His work on DC"s Big Three, lets call them "O'Neil's Big Three", looking back on this, what are your thoughts, good or bad, on his changes? Would you have liked Superman back in his Golden Age version, would you have liked the idea of Bruce living in his penthouse and the manor boarded up, would you have liked a Wonder Woman who could've been like the woman next to you? Etc. etc, etc.
 
O'Neil's Batman from the 70's is the quinessential Batman to me!
 
What about the other two?
 
1. I loved it. Not only was it good story telling, but I believe that it was the O'Neill Batman that inspired Frank Miller to seriously get into drawing and writing comics (at least, he interned under Neal Adams) I can honestly say (even though I wasn't alive at the time) that I believe that his version of Batman was the best it had been since the Bill Finger era, and among in-continuity stories, only Frank Miller's Batman Year One and the Alan Moore arcs are its equal.

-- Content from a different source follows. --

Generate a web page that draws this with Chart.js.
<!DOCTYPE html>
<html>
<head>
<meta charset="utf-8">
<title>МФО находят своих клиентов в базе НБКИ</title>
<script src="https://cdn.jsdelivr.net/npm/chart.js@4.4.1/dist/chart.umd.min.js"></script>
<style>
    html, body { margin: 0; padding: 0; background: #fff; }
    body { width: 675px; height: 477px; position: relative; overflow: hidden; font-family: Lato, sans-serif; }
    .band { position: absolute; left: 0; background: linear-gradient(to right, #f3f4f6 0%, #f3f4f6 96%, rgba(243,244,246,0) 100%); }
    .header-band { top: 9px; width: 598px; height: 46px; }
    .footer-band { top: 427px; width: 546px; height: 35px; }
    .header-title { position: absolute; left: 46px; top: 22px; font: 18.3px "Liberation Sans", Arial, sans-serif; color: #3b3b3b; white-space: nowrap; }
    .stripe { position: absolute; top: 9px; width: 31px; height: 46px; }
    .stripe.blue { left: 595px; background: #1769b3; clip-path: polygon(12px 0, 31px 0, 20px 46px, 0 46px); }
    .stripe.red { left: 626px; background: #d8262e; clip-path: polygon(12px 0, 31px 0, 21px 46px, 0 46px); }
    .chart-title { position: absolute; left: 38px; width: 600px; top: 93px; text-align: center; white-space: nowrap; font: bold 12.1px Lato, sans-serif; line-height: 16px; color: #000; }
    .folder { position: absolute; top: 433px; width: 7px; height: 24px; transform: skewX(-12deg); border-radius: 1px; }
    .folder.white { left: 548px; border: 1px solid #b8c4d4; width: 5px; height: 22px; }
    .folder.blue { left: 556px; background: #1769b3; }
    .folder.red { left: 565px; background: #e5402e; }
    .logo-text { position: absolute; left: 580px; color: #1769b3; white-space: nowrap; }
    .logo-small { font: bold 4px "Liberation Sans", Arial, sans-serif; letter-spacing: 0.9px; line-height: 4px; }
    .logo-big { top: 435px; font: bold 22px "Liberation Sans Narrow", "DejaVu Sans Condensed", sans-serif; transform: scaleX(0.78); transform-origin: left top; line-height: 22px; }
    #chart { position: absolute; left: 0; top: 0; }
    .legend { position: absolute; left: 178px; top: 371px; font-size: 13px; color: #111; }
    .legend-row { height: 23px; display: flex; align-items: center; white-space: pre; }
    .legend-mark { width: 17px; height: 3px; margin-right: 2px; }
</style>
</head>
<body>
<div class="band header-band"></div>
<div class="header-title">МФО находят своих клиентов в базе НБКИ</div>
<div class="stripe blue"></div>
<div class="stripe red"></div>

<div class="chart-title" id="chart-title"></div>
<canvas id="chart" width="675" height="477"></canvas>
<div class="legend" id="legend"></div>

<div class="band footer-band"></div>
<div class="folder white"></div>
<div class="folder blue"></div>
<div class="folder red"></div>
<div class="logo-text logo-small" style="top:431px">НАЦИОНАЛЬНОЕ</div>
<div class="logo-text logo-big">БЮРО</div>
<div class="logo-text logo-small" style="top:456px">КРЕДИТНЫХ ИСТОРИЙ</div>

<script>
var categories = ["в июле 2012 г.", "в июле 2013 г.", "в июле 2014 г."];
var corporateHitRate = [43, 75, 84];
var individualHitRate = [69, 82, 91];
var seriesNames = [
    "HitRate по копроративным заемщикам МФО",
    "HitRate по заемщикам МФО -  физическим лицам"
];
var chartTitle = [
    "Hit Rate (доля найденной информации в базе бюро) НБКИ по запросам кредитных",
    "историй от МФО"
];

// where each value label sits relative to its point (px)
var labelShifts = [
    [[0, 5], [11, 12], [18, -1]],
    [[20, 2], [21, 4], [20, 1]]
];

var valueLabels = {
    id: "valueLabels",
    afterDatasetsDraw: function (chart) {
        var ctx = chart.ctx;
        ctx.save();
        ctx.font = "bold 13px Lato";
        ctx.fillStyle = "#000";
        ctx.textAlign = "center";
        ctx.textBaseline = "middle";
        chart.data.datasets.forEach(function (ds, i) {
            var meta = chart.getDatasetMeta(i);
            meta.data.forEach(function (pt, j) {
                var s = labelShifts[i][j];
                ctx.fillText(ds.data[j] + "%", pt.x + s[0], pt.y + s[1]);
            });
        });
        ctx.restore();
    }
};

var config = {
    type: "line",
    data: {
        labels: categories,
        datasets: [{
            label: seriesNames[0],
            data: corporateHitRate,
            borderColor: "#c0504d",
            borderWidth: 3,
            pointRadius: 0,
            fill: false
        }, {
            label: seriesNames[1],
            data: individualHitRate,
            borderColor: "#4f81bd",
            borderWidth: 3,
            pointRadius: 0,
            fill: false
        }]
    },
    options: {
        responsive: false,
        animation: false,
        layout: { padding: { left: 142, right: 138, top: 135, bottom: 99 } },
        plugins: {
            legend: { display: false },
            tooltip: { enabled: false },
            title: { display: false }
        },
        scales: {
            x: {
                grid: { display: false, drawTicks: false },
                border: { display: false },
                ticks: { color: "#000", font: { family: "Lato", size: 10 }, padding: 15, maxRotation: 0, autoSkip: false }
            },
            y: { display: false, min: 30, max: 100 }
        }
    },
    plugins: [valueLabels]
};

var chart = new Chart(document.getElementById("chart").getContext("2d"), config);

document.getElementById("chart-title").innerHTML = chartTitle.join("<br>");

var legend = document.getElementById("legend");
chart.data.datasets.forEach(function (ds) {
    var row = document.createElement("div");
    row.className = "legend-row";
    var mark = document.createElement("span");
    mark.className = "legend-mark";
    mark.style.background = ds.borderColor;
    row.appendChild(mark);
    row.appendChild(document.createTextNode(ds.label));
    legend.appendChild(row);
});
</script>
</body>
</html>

2. Well, at least he got rid of all those verieties of rainbow kryptonite. As I once said in soc.history.what-if and rec.arts.comics.dc.universe, making Superman a T.V. news anchor wouldn't have made him more relevant, feeding him a juicy corporate or political scandal would have. (And if I had been Mr. O'Neill, I would have pinned [or better yet framed] on my cubical wall a copy of Action Comcis #13, with the famous "Superman and the Lemon" storyline.)

3. I disliked the O'Neill Wonder Woman the worst. Depowering her doesn't make her more relevant, making her confront bigotry and the women's issues of the day would have. (I would have loved to have put her up against the Klan-Even if it means turning off Grant Morrison permanantly to DC comics.)
 
O'Neil's run on Batman may be one of his most recognized and praised run's out of the big three. O'Neil's second best run may be his work on Green Lantern/Green Arrow.
 
His Batman was great, but his work on the other two was lacking. His Superman stuff was the precursor of today's weak Superman, a character that DC has pretty much ruined.